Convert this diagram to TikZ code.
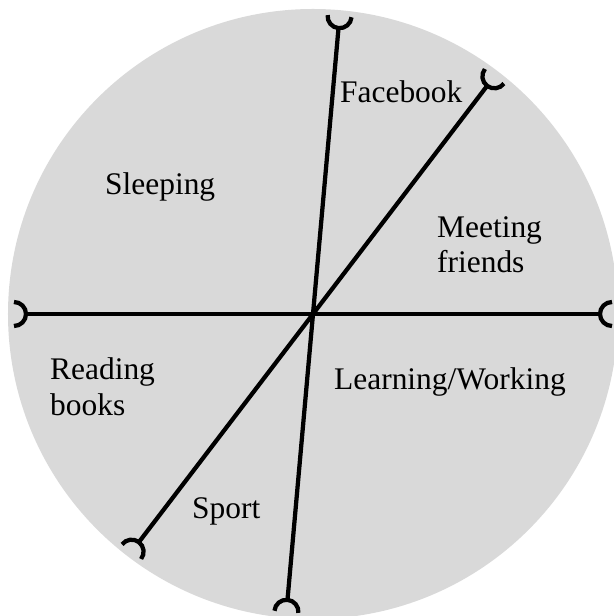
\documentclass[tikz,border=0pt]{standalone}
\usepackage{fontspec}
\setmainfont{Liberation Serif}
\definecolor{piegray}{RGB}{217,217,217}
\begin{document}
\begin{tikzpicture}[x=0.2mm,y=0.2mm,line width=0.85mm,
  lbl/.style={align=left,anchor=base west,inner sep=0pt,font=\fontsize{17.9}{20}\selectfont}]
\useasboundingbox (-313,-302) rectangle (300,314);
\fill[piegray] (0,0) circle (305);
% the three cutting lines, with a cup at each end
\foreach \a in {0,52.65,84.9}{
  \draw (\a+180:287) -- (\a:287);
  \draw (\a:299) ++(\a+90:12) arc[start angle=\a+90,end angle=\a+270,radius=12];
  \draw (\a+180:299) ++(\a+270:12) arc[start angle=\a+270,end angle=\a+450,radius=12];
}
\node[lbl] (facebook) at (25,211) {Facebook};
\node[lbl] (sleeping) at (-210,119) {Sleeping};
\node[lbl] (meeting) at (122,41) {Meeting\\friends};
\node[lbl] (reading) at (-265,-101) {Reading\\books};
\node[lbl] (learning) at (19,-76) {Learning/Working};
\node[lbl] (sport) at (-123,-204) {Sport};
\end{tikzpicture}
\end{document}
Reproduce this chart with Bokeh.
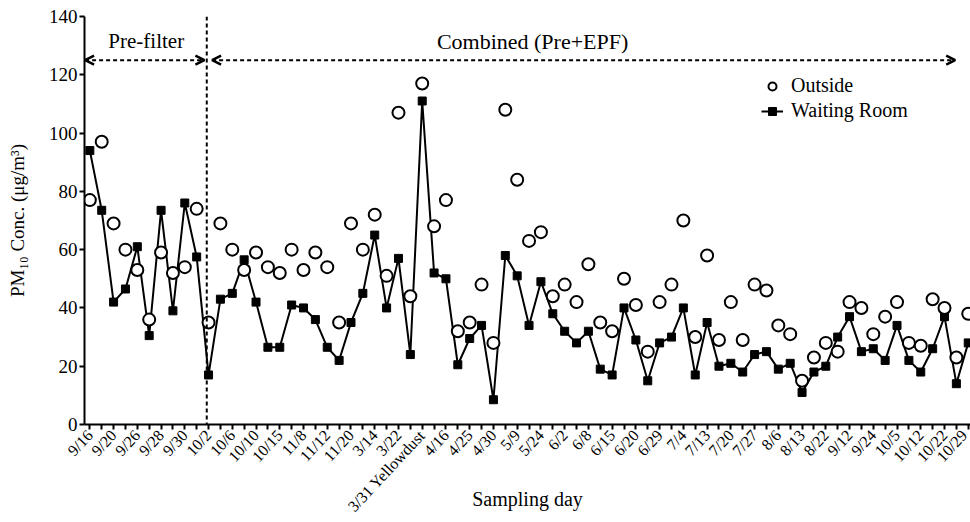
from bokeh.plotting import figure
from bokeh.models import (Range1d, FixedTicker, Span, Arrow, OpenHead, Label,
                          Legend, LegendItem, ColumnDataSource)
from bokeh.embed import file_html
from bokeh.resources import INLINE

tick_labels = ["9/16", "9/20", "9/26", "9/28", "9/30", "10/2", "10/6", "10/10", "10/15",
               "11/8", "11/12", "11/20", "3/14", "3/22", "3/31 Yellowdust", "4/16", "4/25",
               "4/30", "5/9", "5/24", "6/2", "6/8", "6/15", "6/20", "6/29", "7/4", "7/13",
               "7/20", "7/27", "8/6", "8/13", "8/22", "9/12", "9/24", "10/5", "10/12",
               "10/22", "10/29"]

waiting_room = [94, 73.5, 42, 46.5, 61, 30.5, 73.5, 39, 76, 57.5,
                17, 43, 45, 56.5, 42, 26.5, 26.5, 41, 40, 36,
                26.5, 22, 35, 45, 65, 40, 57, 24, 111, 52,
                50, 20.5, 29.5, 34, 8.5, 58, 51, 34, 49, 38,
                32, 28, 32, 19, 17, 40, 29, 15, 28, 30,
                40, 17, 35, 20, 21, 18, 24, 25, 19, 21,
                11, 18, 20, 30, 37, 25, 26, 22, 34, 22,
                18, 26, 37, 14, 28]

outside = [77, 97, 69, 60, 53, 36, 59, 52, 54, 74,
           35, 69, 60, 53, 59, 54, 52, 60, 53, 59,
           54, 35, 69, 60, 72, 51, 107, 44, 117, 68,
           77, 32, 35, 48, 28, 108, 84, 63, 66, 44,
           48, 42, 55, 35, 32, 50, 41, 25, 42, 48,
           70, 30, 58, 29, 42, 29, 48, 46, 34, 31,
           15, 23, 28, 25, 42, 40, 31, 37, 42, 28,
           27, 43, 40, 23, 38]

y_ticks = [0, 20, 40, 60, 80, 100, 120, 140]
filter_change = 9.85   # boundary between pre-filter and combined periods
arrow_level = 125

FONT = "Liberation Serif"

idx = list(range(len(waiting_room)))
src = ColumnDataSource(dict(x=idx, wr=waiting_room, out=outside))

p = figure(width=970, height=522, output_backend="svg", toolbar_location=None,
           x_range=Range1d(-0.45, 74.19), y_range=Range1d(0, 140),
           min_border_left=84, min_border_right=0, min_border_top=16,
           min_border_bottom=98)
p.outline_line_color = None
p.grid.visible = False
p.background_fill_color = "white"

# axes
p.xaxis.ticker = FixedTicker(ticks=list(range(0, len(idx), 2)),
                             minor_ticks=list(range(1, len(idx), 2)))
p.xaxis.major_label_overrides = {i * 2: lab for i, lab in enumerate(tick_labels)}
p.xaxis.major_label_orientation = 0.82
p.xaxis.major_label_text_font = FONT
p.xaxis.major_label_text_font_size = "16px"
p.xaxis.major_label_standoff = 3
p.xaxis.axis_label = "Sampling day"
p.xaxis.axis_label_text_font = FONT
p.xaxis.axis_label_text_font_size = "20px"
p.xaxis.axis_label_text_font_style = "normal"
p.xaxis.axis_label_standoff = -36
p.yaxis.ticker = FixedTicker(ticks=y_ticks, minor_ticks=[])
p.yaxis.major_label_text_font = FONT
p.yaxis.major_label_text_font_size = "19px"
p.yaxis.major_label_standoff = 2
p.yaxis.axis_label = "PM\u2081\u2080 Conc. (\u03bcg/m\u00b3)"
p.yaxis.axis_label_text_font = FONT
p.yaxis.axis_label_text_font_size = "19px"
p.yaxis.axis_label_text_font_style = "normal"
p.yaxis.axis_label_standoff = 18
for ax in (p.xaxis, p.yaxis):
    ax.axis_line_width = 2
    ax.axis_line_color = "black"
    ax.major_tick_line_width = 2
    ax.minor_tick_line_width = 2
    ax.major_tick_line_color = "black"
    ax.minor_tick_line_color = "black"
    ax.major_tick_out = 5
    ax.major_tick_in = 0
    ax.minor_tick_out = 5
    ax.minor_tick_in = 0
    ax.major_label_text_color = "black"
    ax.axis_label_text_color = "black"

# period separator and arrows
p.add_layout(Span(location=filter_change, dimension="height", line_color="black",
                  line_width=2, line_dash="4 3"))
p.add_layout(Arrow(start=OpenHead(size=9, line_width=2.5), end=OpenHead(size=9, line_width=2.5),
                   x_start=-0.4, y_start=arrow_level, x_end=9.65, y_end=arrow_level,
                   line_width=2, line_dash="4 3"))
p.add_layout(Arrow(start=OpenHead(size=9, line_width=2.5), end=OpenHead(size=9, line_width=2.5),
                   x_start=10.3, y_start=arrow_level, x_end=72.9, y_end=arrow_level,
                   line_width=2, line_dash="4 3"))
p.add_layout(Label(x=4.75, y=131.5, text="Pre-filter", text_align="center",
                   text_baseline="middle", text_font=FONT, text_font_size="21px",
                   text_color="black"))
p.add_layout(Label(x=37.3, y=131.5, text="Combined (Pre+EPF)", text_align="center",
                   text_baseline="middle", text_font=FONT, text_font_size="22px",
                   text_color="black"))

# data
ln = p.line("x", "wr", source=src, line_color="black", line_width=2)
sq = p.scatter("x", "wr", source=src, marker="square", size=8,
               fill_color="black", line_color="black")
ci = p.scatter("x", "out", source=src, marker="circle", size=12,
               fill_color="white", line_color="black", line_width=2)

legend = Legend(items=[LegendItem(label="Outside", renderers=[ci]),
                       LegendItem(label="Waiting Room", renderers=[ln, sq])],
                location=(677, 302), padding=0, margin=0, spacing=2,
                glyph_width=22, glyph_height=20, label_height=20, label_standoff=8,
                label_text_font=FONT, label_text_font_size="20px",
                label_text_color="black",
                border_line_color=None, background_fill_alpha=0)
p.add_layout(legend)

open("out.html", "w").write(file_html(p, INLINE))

▶ _PROMPT_
Give back the exact lines above, running from the one that has "Reproduce this chart with Bokeh." through the one that has "18, 26, 37, 14, 28]", with nothing added and no pictures.

▶ _OUTPUT OF THE TASK_
Reproduce this chart with Bokeh.
from bokeh.plotting import figure
from bokeh.models import (Range1d, FixedTicker, Span, Arrow, OpenHead, Label,
                          Legend, LegendItem, ColumnDataSource)
from bokeh.embed import file_html
from bokeh.resources import INLINE

tick_labels = ["9/16", "9/20", "9/26", "9/28", "9/30", "10/2", "10/6", "10/10", "10/15",
               "11/8", "11/12", "11/20", "3/14", "3/22", "3/31 Yellowdust", "4/16", "4/25",
               "4/30", "5/9", "5/24", "6/2", "6/8", "6/15", "6/20", "6/29", "7/4", "7/13",
               "7/20", "7/27", "8/6", "8/13", "8/22", "9/12", "9/24", "10/5", "10/12",
               "10/22", "10/29"]

waiting_room = [94, 73.5, 42, 46.5, 61, 30.5, 73.5, 39, 76, 57.5,
                17, 43, 45, 56.5, 42, 26.5, 26.5, 41, 40, 36,
                26.5, 22, 35, 45, 65, 40, 57, 24, 111, 52,
                50, 20.5, 29.5, 34, 8.5, 58, 51, 34, 49, 38,
                32, 28, 32, 19, 17, 40, 29, 15, 28, 30,
                40, 17, 35, 20, 21, 18, 24, 25, 19, 21,
                11, 18, 20, 30, 37, 25, 26, 22, 34, 22,
                18, 26, 37, 14, 28]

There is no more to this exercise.